Note that an R value closer to 1 corresponds to a better prediction from the algorithm. In turn, lower values of MAE and RMSE and MAPE mean that the algorithm predicts the output variables better than the other algorithms. Additionally, to avoid overfitting, tenfold cross-validation is performed according to38, as presented in Fig. 5.

Based on the division of the dataset presented in Fig. 5, numerical analysis is performed. The performance of each fold is evaluated and presented in Fig. 6 in terms of the values of R, MAE, RMSE and MAPE. Moreover, the relations between the experimentally measured compressive strength value and those obtained using machine learning algorithms are presented in Fig. 7, combined with the error distribution in Fig. 8.

According to Figs. 6, 7 and 8, all of the investigated ensemble models are significantly precise in terms of predicting the compressive strength of mortar containing waste granite. This is evidenced by the very high values obtained for the linear correlation of coefficient R, which are close to 1.0. The accuracy of the performance is also supported by the very low errors values, which, as shown in Fig. 7, are less than 4%. Additionally, according to Fig. 8, the proposed models accurately predict the compressive strength values and only fail to properly predict the strength of a few samples (the percentage error is higher than 10%).

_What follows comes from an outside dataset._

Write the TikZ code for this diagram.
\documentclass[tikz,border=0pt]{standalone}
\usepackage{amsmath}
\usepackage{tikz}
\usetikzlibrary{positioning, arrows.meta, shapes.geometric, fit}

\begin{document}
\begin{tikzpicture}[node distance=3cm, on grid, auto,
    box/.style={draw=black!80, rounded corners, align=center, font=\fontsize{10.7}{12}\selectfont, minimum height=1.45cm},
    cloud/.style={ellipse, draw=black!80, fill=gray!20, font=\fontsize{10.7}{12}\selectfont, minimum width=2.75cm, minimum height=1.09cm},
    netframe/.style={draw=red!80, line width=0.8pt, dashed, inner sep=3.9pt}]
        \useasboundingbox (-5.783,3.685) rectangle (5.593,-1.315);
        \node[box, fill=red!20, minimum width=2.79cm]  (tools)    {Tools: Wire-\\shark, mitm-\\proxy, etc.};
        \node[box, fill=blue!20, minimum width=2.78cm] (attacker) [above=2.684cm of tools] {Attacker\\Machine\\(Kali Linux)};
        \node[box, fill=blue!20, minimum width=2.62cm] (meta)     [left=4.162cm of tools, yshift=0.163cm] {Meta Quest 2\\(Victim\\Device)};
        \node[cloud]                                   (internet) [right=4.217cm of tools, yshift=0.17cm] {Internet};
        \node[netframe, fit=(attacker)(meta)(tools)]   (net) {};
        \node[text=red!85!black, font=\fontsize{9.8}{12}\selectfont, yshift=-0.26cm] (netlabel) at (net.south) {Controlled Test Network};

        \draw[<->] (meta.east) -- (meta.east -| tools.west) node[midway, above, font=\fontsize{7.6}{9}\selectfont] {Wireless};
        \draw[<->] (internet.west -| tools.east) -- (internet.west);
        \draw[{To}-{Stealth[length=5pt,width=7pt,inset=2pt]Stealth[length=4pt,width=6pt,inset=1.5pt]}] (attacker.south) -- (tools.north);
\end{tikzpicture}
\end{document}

The proposed model is also accurate compared to other machine learning algorithms used for the purpose of predicting the compressive strength of green cementitious composites containing different admixtures. Some selected works are presented in Table 4 in addition to the results obtained by the models presented in this work.

Analysis of the results in Table 4 shows that the levels of precision for the compressive strength of green cementitious composites using machine learning algorithms are very high. Additionally, in this work, a very precise model for predicting the compressive strength of green cementitious composite containing different admixtures, in comparison to those investigated previously, is constructed.